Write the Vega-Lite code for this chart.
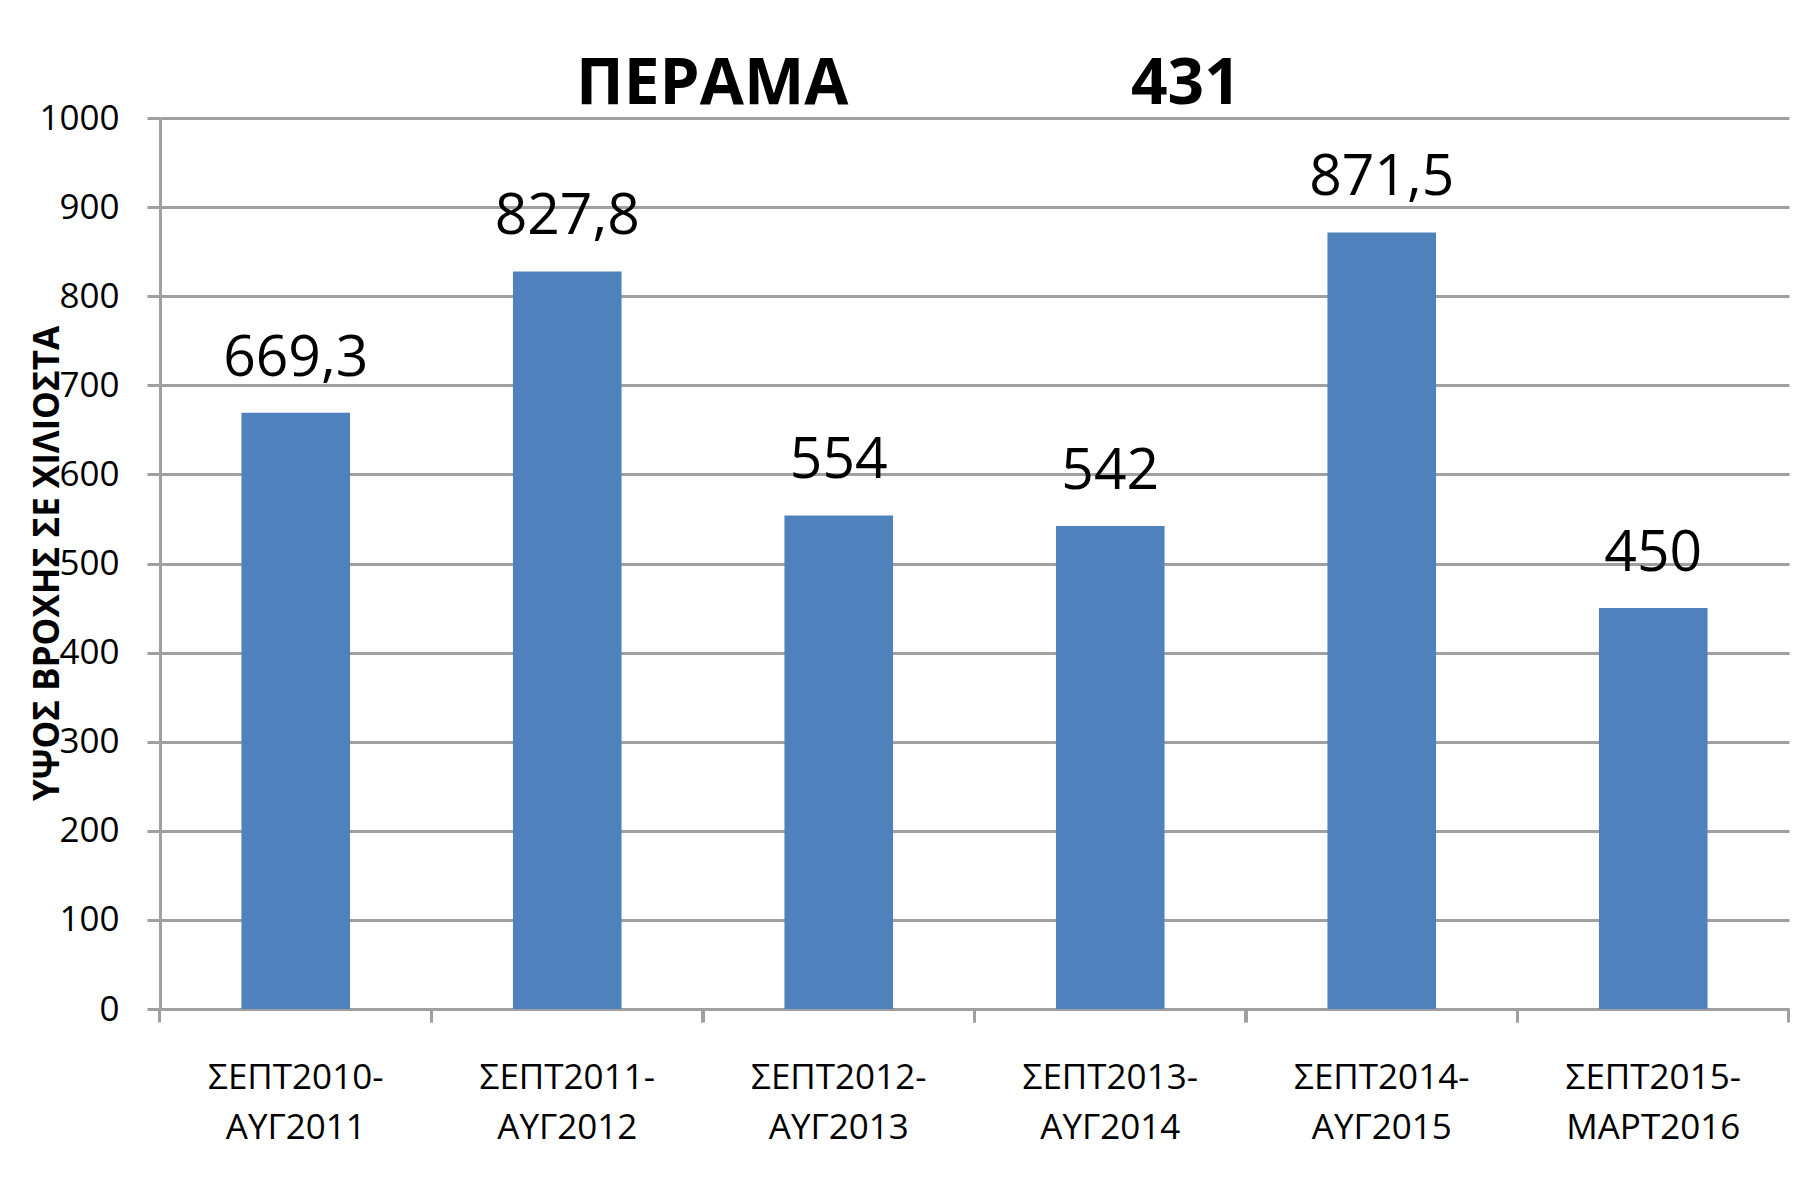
==
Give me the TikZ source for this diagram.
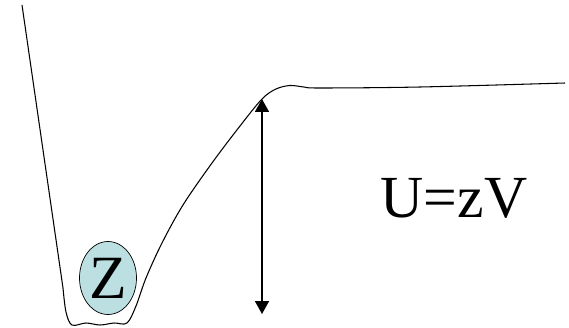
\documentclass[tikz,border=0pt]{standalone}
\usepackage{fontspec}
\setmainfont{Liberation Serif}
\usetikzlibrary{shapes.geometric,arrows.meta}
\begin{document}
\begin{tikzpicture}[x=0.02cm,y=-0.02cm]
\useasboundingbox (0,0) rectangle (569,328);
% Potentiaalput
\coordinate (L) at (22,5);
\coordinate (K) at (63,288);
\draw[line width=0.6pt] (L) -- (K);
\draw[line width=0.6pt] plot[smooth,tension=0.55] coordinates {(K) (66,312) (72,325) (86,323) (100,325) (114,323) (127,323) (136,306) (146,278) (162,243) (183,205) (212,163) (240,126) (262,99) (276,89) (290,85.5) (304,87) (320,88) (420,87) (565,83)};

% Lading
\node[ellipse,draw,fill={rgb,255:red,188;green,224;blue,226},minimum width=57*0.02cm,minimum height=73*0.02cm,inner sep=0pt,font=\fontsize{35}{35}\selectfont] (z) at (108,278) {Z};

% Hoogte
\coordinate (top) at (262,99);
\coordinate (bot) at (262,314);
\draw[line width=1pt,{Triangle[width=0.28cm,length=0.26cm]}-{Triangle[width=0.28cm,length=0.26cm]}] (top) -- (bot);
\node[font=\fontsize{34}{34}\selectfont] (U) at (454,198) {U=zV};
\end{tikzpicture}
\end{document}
==
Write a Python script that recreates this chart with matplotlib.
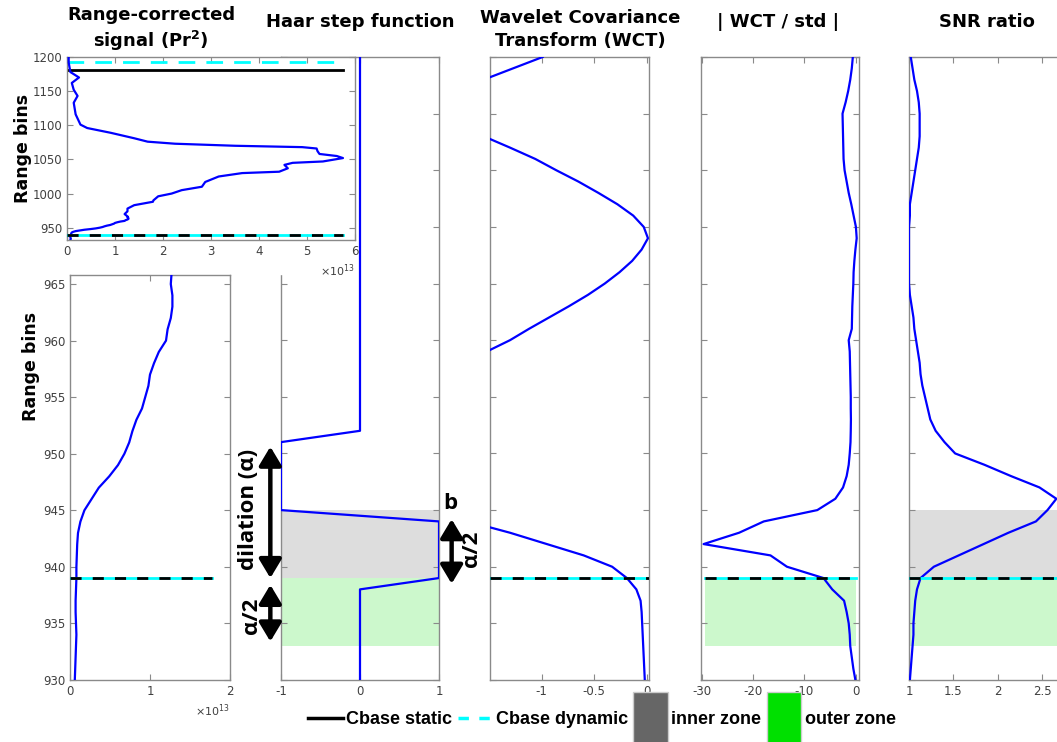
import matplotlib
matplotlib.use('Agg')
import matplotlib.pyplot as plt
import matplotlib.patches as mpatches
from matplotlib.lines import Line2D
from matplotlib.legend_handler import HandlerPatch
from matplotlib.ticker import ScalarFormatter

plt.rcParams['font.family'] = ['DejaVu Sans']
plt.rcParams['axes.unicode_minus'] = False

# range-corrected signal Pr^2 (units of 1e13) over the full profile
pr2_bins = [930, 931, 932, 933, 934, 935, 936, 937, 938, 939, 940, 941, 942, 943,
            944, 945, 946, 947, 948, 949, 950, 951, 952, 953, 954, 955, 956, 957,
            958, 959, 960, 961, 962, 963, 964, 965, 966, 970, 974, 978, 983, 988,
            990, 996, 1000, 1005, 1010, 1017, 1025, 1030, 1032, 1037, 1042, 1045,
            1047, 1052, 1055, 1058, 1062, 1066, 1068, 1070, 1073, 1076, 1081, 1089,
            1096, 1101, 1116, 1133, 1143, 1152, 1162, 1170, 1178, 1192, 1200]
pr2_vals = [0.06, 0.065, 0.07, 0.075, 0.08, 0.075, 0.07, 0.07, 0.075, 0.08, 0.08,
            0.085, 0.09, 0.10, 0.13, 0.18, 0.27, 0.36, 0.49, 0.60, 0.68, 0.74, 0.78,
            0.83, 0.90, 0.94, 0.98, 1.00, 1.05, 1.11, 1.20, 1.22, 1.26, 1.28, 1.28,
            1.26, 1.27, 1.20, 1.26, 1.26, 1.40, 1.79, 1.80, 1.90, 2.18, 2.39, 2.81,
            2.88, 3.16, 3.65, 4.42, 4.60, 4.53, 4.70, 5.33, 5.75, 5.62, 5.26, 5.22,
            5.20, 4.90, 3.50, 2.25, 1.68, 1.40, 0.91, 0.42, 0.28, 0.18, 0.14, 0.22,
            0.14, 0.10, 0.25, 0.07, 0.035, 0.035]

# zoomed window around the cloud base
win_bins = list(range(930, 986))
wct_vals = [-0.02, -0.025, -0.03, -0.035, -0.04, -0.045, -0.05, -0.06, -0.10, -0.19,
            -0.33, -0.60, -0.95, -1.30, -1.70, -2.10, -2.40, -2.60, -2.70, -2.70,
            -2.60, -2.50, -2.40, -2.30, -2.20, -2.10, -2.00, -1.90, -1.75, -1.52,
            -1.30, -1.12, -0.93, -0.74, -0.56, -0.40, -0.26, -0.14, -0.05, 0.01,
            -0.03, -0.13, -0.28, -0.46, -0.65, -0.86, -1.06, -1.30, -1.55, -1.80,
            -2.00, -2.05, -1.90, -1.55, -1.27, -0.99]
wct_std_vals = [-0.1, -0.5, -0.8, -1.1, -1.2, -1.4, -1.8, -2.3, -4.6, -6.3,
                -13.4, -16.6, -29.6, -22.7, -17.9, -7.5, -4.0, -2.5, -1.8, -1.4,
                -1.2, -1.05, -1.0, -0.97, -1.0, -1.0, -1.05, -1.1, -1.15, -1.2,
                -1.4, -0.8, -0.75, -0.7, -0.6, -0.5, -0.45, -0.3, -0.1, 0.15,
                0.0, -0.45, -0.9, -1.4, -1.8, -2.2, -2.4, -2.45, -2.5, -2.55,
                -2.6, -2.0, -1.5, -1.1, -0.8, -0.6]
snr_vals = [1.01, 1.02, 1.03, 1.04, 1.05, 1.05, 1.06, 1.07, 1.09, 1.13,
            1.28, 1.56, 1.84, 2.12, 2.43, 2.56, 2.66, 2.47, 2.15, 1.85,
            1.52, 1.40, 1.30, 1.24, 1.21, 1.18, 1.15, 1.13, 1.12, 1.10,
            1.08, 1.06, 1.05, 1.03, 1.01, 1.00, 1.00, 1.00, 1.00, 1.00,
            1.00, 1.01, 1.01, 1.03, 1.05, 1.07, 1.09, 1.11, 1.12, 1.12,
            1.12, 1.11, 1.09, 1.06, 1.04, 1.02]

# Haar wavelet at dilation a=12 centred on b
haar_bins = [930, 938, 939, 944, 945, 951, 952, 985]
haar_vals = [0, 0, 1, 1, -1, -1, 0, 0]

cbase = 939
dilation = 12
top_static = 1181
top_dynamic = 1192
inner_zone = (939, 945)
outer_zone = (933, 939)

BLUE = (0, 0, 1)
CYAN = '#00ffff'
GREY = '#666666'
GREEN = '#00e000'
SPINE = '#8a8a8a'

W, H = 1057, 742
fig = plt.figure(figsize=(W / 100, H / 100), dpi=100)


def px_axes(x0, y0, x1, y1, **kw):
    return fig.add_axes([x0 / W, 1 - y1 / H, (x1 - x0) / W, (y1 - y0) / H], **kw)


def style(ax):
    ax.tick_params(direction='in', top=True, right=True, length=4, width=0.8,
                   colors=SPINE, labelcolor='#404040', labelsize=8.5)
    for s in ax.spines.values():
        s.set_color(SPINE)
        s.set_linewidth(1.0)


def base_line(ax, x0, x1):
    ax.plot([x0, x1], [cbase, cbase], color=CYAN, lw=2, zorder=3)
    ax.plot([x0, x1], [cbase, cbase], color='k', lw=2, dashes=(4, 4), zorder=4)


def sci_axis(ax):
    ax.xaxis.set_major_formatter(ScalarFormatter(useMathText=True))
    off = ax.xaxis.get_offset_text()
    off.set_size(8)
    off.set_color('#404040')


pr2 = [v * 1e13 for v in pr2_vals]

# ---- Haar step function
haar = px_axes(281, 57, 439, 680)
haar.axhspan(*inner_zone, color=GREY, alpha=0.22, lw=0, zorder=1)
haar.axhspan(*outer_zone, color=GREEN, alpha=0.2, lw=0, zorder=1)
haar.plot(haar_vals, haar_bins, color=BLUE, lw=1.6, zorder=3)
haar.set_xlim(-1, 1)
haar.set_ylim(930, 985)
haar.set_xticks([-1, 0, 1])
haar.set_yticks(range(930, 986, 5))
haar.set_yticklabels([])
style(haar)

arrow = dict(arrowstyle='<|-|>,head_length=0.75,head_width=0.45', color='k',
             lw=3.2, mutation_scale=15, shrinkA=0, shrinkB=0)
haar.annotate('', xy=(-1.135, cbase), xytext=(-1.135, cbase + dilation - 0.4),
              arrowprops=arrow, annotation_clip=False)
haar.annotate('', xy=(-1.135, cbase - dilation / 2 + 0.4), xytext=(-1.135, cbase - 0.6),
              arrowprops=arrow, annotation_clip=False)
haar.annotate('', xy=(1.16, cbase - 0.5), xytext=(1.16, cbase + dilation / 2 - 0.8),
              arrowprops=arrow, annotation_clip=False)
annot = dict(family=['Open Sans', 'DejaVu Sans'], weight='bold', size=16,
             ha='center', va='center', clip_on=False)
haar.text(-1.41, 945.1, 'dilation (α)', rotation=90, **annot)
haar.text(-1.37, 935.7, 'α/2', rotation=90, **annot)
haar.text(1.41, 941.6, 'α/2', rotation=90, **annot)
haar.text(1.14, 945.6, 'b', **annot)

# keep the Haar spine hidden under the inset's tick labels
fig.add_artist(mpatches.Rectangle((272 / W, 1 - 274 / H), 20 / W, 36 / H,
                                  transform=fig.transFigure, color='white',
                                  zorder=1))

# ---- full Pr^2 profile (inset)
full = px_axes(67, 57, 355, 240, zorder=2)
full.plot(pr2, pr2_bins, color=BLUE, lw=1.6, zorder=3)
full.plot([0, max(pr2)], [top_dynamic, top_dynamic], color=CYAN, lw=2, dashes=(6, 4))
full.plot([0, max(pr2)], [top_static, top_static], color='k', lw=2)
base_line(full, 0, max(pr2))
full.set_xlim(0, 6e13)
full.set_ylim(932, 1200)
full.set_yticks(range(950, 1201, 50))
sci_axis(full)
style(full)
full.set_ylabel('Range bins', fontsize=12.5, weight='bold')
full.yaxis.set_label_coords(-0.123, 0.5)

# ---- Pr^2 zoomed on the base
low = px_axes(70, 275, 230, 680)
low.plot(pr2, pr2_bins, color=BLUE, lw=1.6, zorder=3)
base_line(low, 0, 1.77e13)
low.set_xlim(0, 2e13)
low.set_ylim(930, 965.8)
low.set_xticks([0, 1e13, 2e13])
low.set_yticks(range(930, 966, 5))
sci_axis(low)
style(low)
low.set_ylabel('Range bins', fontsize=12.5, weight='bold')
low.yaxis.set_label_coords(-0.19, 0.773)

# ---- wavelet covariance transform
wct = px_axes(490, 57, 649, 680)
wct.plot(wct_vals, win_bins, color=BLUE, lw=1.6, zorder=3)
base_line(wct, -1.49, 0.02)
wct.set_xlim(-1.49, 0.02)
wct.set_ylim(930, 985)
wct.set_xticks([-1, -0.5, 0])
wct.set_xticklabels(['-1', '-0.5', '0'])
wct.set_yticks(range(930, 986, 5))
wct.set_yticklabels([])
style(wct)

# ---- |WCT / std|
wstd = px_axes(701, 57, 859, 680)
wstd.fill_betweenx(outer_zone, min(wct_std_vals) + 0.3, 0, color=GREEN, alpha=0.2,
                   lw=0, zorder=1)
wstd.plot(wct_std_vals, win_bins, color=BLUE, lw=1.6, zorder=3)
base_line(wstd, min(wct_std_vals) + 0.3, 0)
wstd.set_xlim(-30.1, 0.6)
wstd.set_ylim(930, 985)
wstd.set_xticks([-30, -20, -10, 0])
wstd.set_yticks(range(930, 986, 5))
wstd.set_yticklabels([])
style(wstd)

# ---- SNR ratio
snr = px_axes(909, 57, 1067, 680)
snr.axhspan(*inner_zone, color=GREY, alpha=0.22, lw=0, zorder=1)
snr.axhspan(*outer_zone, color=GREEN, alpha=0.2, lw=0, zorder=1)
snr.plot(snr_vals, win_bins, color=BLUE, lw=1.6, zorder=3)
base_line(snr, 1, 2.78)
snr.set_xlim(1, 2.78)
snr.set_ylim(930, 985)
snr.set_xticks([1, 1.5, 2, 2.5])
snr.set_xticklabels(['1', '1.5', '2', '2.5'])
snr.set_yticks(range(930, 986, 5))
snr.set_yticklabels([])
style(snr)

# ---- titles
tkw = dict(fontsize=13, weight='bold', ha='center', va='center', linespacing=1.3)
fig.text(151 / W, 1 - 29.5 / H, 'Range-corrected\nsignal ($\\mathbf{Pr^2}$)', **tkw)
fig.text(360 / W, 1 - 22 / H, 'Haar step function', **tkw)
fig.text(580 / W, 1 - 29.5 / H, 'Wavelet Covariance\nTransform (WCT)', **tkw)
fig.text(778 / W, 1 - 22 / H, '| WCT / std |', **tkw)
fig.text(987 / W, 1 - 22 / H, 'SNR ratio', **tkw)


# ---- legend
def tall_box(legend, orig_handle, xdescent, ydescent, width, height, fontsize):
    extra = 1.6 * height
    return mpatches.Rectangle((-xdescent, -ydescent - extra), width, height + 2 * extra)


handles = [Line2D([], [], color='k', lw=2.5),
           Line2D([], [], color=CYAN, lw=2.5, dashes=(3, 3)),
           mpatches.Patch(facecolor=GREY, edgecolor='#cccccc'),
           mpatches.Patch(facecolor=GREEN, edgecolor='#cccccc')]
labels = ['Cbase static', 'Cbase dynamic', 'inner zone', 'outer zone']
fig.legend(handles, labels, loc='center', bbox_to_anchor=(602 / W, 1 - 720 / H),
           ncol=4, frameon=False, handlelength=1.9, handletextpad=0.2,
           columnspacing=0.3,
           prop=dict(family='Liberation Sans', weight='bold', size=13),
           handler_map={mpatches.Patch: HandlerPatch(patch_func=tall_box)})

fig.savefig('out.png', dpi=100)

The request
Take out nothing but the lines from the one containing "Write a Python" to the one containing "plt.rcParams['axes.unicode_minus'] = False", inclusive, retyped exactly. Drop the pictures.

Answer below
Write a Python script that recreates this chart with matplotlib.
import matplotlib
matplotlib.use('Agg')
import matplotlib.pyplot as plt
import matplotlib.patches as mpatches
from matplotlib.lines import Line2D
from matplotlib.legend_handler import HandlerPatch
from matplotlib.ticker import ScalarFormatter

plt.rcParams['font.family'] = ['DejaVu Sans']
plt.rcParams['axes.unicode_minus'] = False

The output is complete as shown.